A Field Guide to Otherkin was the first full book dedicated to the subculture. Reviewers received the work positively, praising its research and bibliography, its balanced view of the subject matter, and its voice and writing style. Nonetheless, elements of A Field Guide to Otherkin received criticism; one reviewer made note of its printing and layout issues, such as poor typographical kerning and difficulty distinguishing chapter and section headings.

Multiple writers discussed how the book handled its unusual subject matter, both praising and criticising Lupa's attitudes towards her survey-takers. Nico Mara-McKay, editor-in-chief of the occult culture publication Spiral Nature Magazine, appreciated A Field Guide to Otherkins "rational and balanced view of the subject" but expressed skepticism of Lupa's "fair treatment" of fictionkin, people who believe themselves fictional characters or species. Michelle Mueller, a minister and scholar at the California Institute of Integral Studies, praised the book but felt that Lupa failed to consider the possibility of non-otherkin readers. She criticised a statement near the end of the book that most readers were presumably people who identified as otherkin or were considering the possibility, feeling that "[i]f the material within A Field Guide to Otherkin is worth reading, it should not be for therianthropes alone".

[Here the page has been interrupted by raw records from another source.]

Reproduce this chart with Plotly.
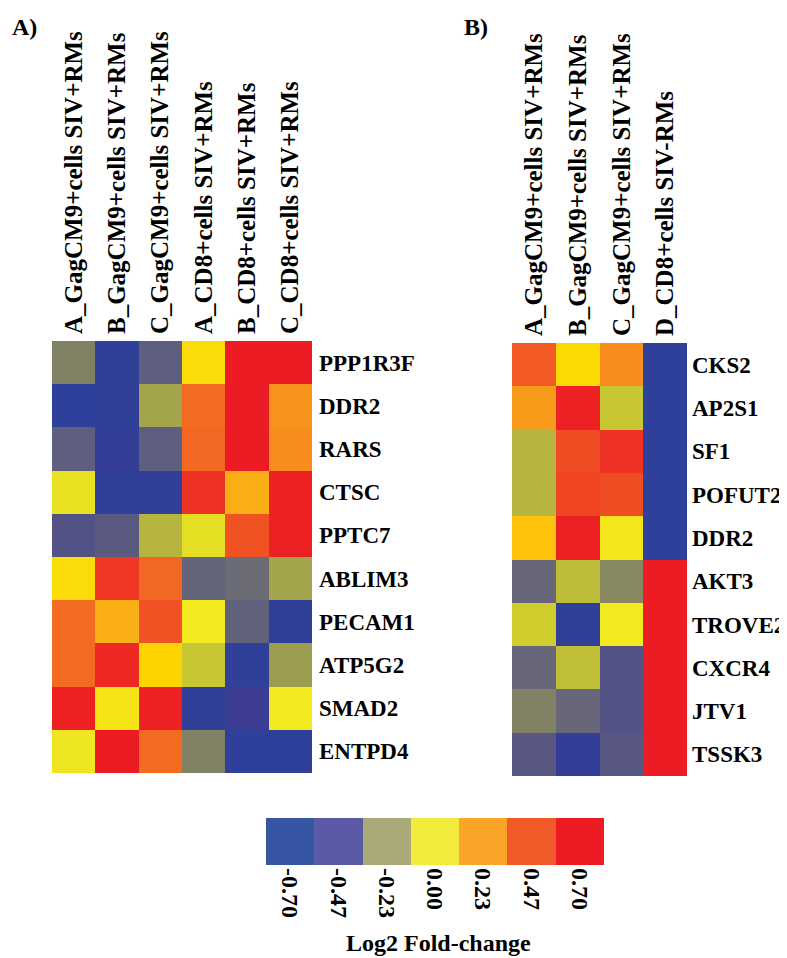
import plotly.graph_objects as go

# ---------------- data ----------------
cols_a = ["A_GagCM9+cells SIV+RMs", "B_GagCM9+cells SIV+RMs", "C_GagCM9+cells SIV+RMs",
          "A_CD8+cells SIV+RMs", "B_CD8+cells SIV+RMs", "C_CD8+cells SIV+RMs"]
genes_a = ["PPP1R3F", "DDR2", "RARS", "CTSC", "PPTC7", "ABLIM3", "PECAM1", "ATP5G2", "SMAD2", "ENTPD4"]
vals_a = [
    [-0.30, -0.68, -0.45, 0.05, 0.70, 0.70],
    [-0.70, -0.68, -0.20, 0.42, 0.70, 0.30],
    [-0.45, -0.65, -0.45, 0.43, 0.70, 0.32],
    [-0.02, -0.68, -0.68, 0.62, 0.22, 0.68],
    [-0.50, -0.47, -0.15, -0.03, 0.50, 0.68],
    [0.05, 0.60, 0.43, -0.42, -0.38, -0.20],
    [0.42, 0.22, 0.50, 0.00, -0.43, -0.68],
    [0.42, 0.65, 0.08, -0.10, -0.68, -0.22],
    [0.68, 0.02, 0.68, -0.68, -0.60, 0.00],
    [-0.01, 0.70, 0.42, -0.30, -0.70, -0.70],
]

cols_b = ["A_GagCM9+cells SIV+RMs", "B_GagCM9+cells SIV+RMs", "C_GagCM9+cells SIV+RMs",
          "D_CD8+cells SIV-RMs"]
genes_b = ["CKS2", "AP2S1", "SF1", "POFUT2", "DDR2", "AKT3", "TROVE2", "CXCR4", "JTV1", "TSSK3"]
vals_b = [
    [0.47, 0.06, 0.32, -0.70],
    [0.28, 0.68, -0.10, -0.70],
    [-0.15, 0.52, 0.62, -0.70],
    [-0.15, 0.55, 0.52, -0.70],
    [0.15, 0.68, 0.01, -0.70],
    [-0.40, -0.13, -0.28, 0.70],
    [-0.08, -0.68, 0.00, 0.70],
    [-0.40, -0.12, -0.50, 0.70],
    [-0.30, -0.40, -0.50, 0.70],
    [-0.48, -0.65, -0.48, 0.70],
]

legend_vals = [-0.70, -0.47, -0.23, 0.00, 0.23, 0.47, 0.70]
legend_labels = ["-0.70", "-0.47", "-0.23", "0.00", "0.23", "0.47", "0.70"]
legend_colors = ["#3755A5", "#5A5AA6", "#AAAA78", "#F2EB3C", "#FAA528", "#F05A28", "#ED1C24"]

ZMIN, ZMAX = -0.70, 0.70

# ---------------- styling ----------------
W, H = 787, 958
FONT = "Liberation Serif"
heat_scale = [
    [0.00, "rgb(46,64,154)"],
    [0.08, "rgb(60,60,145)"],
    [0.17, "rgb(92,92,128)"],
    [0.25, "rgb(112,112,115)"],
    [0.33, "rgb(150,150,85)"],
    [0.43, "rgb(200,200,50)"],
    [0.50, "rgb(242,233,30)"],
    [0.55, "rgb(253,215,0)"],
    [0.67, "rgb(250,170,25)"],
    [0.83, "rgb(241,92,35)"],
    [1.00, "rgb(237,28,36)"],
]
bar_scale = [[(v - ZMIN) / (ZMAX - ZMIN), c] for v, c in zip(legend_vals, legend_colors)]


def xd(a, b):
    return [a / W, b / W]


def yd(top, bottom):
    return [1 - bottom / H, 1 - top / H]


fig = go.Figure()
fig.add_trace(go.Heatmap(z=vals_a, x=cols_a, y=genes_a, colorscale=heat_scale,
                         zmin=ZMIN, zmax=ZMAX, showscale=False, xaxis="x", yaxis="y"))
fig.add_trace(go.Heatmap(z=vals_b, x=cols_b, y=genes_b, colorscale=heat_scale,
                         zmin=ZMIN, zmax=ZMAX, showscale=False, xaxis="x2", yaxis="y2"))
fig.add_trace(go.Heatmap(z=[legend_vals], x=legend_labels, y=["legend"], colorscale=bar_scale,
                         zmin=ZMIN, zmax=ZMAX, showscale=False, xaxis="x3", yaxis="y3"))

colfont = dict(family=FONT, size=25, color="black", weight="bold")
rowfont = dict(family=FONT, size=23, color="black", weight="bold")
common = dict(showgrid=False, zeroline=False, showline=False, ticks="", fixedrange=True)

fig.update_layout(
    width=W, height=H,
    margin=dict(l=0, r=0, t=0, b=0),
    paper_bgcolor="white", plot_bgcolor="white",
    xaxis=dict(domain=xd(44, 304), side="top", tickangle=-90, tickfont=colfont,
               anchor="y", ticklabelstandoff=6, **common),
    yaxis=dict(domain=yd(333, 765), side="right", autorange="reversed", tickfont=rowfont,
               anchor="x", ticklabelstandoff=6, **common),
    xaxis2=dict(domain=xd(504, 679), side="top", tickangle=-90, tickfont=colfont,
                anchor="y2", ticklabelstandoff=6, **common),
    yaxis2=dict(domain=yd(335, 768), side="right", autorange="reversed", tickfont=rowfont,
                anchor="x2", ticklabelstandoff=4, **common),
    xaxis3=dict(domain=xd(258, 596), side="bottom", tickangle=90,
                tickfont=dict(family=FONT, size=24, color="black", weight="bold"),
                anchor="y3", ticklabelstandoff=2, **common),
    yaxis3=dict(domain=yd(810, 857), showticklabels=False, anchor="x3", **common),
    annotations=[
        dict(text="A)", x=2 / W, y=1 - 4 / H, xref="paper", yref="paper", xanchor="left",
             yanchor="top", showarrow=False, font=dict(family=FONT, size=24, color="black", weight="bold")),
        dict(text="B)", x=454 / W, y=1 - 4 / H, xref="paper", yref="paper", xanchor="left",
             yanchor="top", showarrow=False, font=dict(family=FONT, size=24, color="black", weight="bold")),
        dict(text="Log2 Fold-change", x=430 / W, y=1 - 935 / H, xref="paper", yref="paper",
             xanchor="center", yanchor="middle", showarrow=False,
             font=dict(family=FONT, size=24, color="black", weight="bold")),
    ],
)

fig.write_html("out.html")
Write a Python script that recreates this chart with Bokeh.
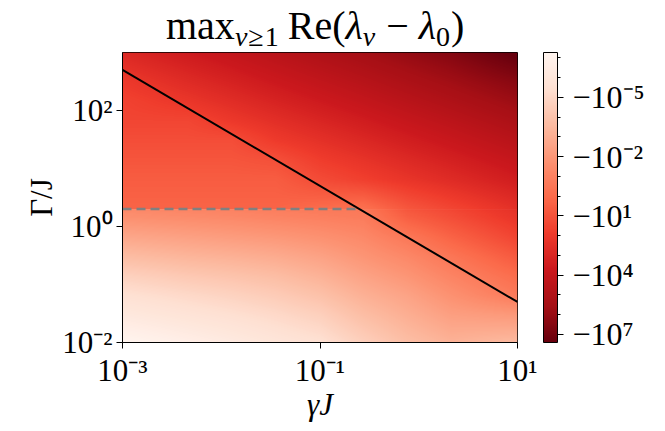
import numpy as np
from bokeh.plotting import figure
from bokeh.models import (LinearColorMapper, ColorBar, FixedTicker, AllLabels,
                          CustomJSTickFormatter, Range1d, Div)
from bokeh.layouts import column
from bokeh.embed import file_html
from bokeh.resources import INLINE

# ---------------- data ----------------
gamma_lim = [1e-3, 1e1]          # x: gamma J
Gamma_lim = [1e-2, 1e3]          # y: Gamma / J
Gamma_split = 2.0                # dashed line level

# log10 |max Re(lambda_nu - lambda_0)|, upper block (Gamma 2 .. 1e3)
# rows: top -> bottom, columns: gamma 1e-3 -> 1e1 (log-uniform cells)
logmag_upper = [
    [2.84, 3.34, 3.82, 4.32, 4.80, 5.28, 5.78, 6.26, 6.90],
    [2.25, 2.75, 3.23, 3.73, 4.21, 4.69, 5.19, 5.67, 6.17],
    [1.80, 2.17, 2.65, 3.15, 3.63, 4.11, 4.61, 5.09, 5.59],
    [1.50, 1.50, 2.05, 2.55, 3.03, 3.51, 4.01, 4.49, 4.99],
    [1.20, 1.20, 1.20, 1.96, 2.44, 2.92, 3.42, 3.90, 4.40],
    [0.90, 0.90, 0.90, 1.10, 1.84, 2.32, 2.82, 3.30, 3.80],
    [0.60, 0.60, 0.60, 0.60, 1.27, 1.75, 2.25, 2.73, 3.23],
    [0.40, 0.40, 0.40, 0.40, 0.40, 0.40, 1.30, 1.90, 2.50],
]
# lower block (Gamma 1e-2 .. 2)
logmag_lower = [
    [-1.70, -1.55, -1.40, -1.20, -1.00, -0.80, 0.40, 1.10, 1.80],
    [-2.65, -2.45, -2.25, -2.05, -1.75, -1.35, -0.60, 0.30, 1.10],
    [-3.60, -3.35, -3.15, -2.90, -2.50, -1.90, -1.30, -0.50, 0.30],
    [-4.55, -4.25, -4.00, -3.70, -3.20, -2.50, -1.90, -1.10, -0.40],
    [-5.35, -5.05, -4.75, -4.40, -3.90, -3.10, -2.50, -1.70, -1.00],
    [-6.00, -5.70, -5.40, -5.05, -4.60, -3.70, -3.00, -2.30, -2.10],
    [-6.70, -6.35, -6.00, -5.60, -5.20, -4.30, -3.50, -2.90, -3.00],
]

line_gamma = [1e-3, 1e1]
line_Gamma = [500.0, 0.05]
dash_gamma = [1e-3, 0.25]
dash_Gamma = [2.0, 2.0]

x_ticks = [1e-3, 1e-1, 1e1]
x_labels = ["10\u207b\u00b3", "10\u207b\u00b9", "10\u00b9"]
y_ticks = [1e-2, 1e0, 1e2]
y_labels = ["10\u207b\u00b2", "10\u2070", "10\u00b2"]

cbar_exponents = [-5, -2, 1, 4, 7]            # ticks at -10^e
cbar_labels = ["\u221210\u207b\u2075", "\u221210\u207b\u00b2", "\u221210\u00b9",
               "\u221210\u2074", "\u221210\u2077"]
cbar_minor_exponents = list(range(-7, 8))
cbar_exp_min, cbar_exp_max = -7.27, 7.41       # colour range of log10|value|

# ---------------- styling ----------------
FONT = "Liberation Serif"
reds9 = ["#67000d", "#a50f15", "#cb181d", "#ef3b2c", "#fb6a4a",
         "#fc9272", "#fcbba1", "#fee0d2", "#fff5f0"]          # dark -> light


def interp_palette(cols, n):
    rgb = np.array([[int(c[i:i + 2], 16) for i in (1, 3, 5)] for c in cols], float)
    t = np.linspace(0, 1, len(cols))
    tt = np.linspace(0, 1, n)
    out = np.stack([np.interp(tt, t, rgb[:, k]) for k in range(3)], 1)
    return ["#%02x%02x%02x" % tuple(int(round(v)) for v in row) for row in out]


def _lin(q, fp):
    xp = np.arange(len(fp))
    y = np.interp(q, xp, fp)
    lo, hi = q < 0, q > xp[-1]
    y[lo] = fp[0] + q[lo] * (fp[1] - fp[0])
    y[hi] = fp[-1] + (q[hi] - xp[-1]) * (fp[-1] - fp[-2])
    return y


def display_resample(block, nx, ny):
    """Bilinear display resampling of a cell grid (edge half-cells continued)."""
    a = np.array(block, float)
    r, c = a.shape
    xs = (np.arange(nx) + 0.5) / nx * c - 0.5
    ys = (np.arange(ny) + 0.5) / ny * r - 0.5
    tmp = np.array([_lin(xs, row) for row in a])
    return np.array([_lin(ys, tmp[:, j]) for j in range(nx)]).T


palette = interp_palette(reds9, 256)
# mapped quantity: -log10|value|  (dark = most negative value)
mapper = LinearColorMapper(palette=palette, low=-cbar_exp_max, high=-cbar_exp_min)

FW, FH = 395, 290
p = figure(x_axis_type="log", y_axis_type="log",
           x_range=Range1d(*gamma_lim), y_range=Range1d(*Gamma_lim),
           frame_width=FW, frame_height=FH,
           min_border_left=122, min_border_top=2, min_border_bottom=89,
           min_border_right=5,
           output_backend="svg", toolbar_location=None)
p.background_fill_color = "white"
p.border_fill_alpha = 0
p.outline_line_color = "black"
p.outline_line_width = 1
p.grid.visible = False

dec_total = np.log10(Gamma_lim[1] / Gamma_lim[0])
ny_up = int(round(FH * np.log10(Gamma_lim[1] / Gamma_split) / dec_total))
ny_lo = int(round(FH * np.log10(Gamma_split / Gamma_lim[0]) / dec_total))
up = np.flipud(-display_resample(logmag_upper, FW, ny_up))
lo = np.flipud(-display_resample(logmag_lower, FW, ny_lo))
p.image(image=[up], x=gamma_lim[0], y=Gamma_split, dw=gamma_lim[1] - gamma_lim[0],
        dh=Gamma_lim[1] - Gamma_split, color_mapper=mapper)
p.image(image=[lo], x=gamma_lim[0], y=Gamma_lim[0], dw=gamma_lim[1] - gamma_lim[0],
        dh=Gamma_split - Gamma_lim[0], color_mapper=mapper)

p.line(line_gamma, line_Gamma, line_color="black", line_width=2)
p.line(dash_gamma, dash_Gamma, line_color="#808080", line_width=2.6, line_dash="9 5")

log_code = """
const i = tvals.findIndex(t => Math.abs(Math.log10(t) - Math.log10(tick)) < 1e-6);
return i < 0 ? "" : tlabels[i];
"""
p.xaxis.ticker = FixedTicker(ticks=x_ticks, minor_ticks=[])
p.yaxis.ticker = FixedTicker(ticks=y_ticks, minor_ticks=[])
p.xaxis.formatter = CustomJSTickFormatter(args=dict(tvals=x_ticks, tlabels=x_labels), code=log_code)
p.yaxis.formatter = CustomJSTickFormatter(args=dict(tvals=y_ticks, tlabels=y_labels), code=log_code)

for ax in (p.xaxis[0], p.yaxis[0]):
    ax.major_label_text_font = FONT
    ax.major_label_text_font_size = "31px"
    ax.major_label_text_color = "black"
    ax.axis_line_color = "black"
    ax.major_tick_line_color = "black"
    ax.major_tick_out = 6
    ax.major_tick_in = 0
    ax.minor_tick_line_color = None
    ax.axis_label_text_font = FONT
    ax.axis_label_text_font_size = "31px"
    ax.axis_label_text_color = "black"
    ax.major_label_standoff = 4
    ax.major_label_policy = AllLabels()

p.xaxis.axis_label = "\u03b3J"
p.xaxis.axis_label_text_font_style = "italic"
p.xaxis.axis_label_standoff = -4
p.yaxis.axis_label = "\u0393/J"
p.yaxis.axis_label_text_font_style = "normal"
p.yaxis.axis_label_standoff = 0
p.yaxis.major_label_orientation = "horizontal"

cbar_code = """
const i = tvals.findIndex(t => Math.abs(t - tick) < 1e-6);
return i < 0 ? "" : tlabels[i];
"""
cb_ticks = [-e for e in cbar_exponents]
cb = ColorBar(color_mapper=mapper,
              ticker=FixedTicker(ticks=cb_ticks, minor_ticks=[-e for e in cbar_minor_exponents]),
              formatter=CustomJSTickFormatter(args=dict(tvals=cb_ticks, tlabels=cbar_labels), code=cbar_code),
              major_label_policy=AllLabels(),
              width=14, height=FH, padding=0, location=(26, 0),
              label_standoff=9,
              major_tick_out=6, major_tick_in=0, minor_tick_out=3, minor_tick_in=0,
              major_tick_line_color="black", minor_tick_line_color="black",
              bar_line_color="black", bar_line_width=1,
              border_line_color=None, background_fill_color=None,
              major_label_text_font=FONT, major_label_text_font_size="32px",
              major_label_text_color="black")
p.add_layout(cb, "right")

# ---------------- title ----------------
sub = '<sub style="font-size:28px;vertical-align:-7px;line-height:0;letter-spacing:1px">'
title_html = ("max" + sub + "<i>\u03bd</i>\u22651</sub>&#8201;Re(<i>\u03bb</i>" + sub +
              "<i>\u03bd</i></sub> \u2212 <i>\u03bb</i>" + sub + "0</sub>)")
title = Div(text=title_html, width=665, height=50, margin=0,
            styles={"font-family": FONT, "font-size": "40px", "line-height": "44px",
                    "text-align": "left", "color": "black", "padding-top": "4px",
                    "padding-left": "166px", "box-sizing": "border-box",
                    "overflow": "visible", "white-space": "nowrap"})

layout = column(title, p, spacing=0)
open("out.html", "w").write(file_html(layout, INLINE))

The publication of A Field Guide to Otherkin was influential on scholarship of internet-mediated new religious movements and hyper-real religions. The historian of religion Carole M. Cusack identifies A Field Guide to Otherkin as the starting point of scholarly interest in otherkin and deems it one of the more significant published works on the subject. The book has influenced academic definitions and understandings of the concept, being cited for its demographic data and explication of various otherkin-related subcultures; by some estimates, all published works about otherkin have cited it. In an ethnographic study of otherkin online communities, the cultural anthropologist Devin Proctor said A Field Guide to Otherkin had a reputation as "the best source of information in print" amongst both otherkin and researchers of the subculture, describing Lupa as "a bit of a celebrity" within such communities for her research.

Lupa took A Field Guide to Otherkin out of print in 2013, six years following its publication. In her announcement, she stated she no longer identified as a therian, feeling the framework that she was something other than human no longer fit her spiritual practice and that she instead related to wolves in a totemistic sense. She also felt the book dominated outside perceptions of her and was "sick of talking about otherkin", wishing to focus on her more recent works in interviews. The book's increased price and reduced accessibility following its withdrawal has, according to Cusack, left "a gap in the literature". Nikky Jackson, a scholar of religious studies specializing in otherkin, criticised its difficulty to access as reducing its scholarly value. She argued that A Field Guide to Otherkins "sheer inaccessibility" lessened the potential for later otherkin communities to critique or interpret the work, as well as making it more difficult for researchers to cite it in their own publications.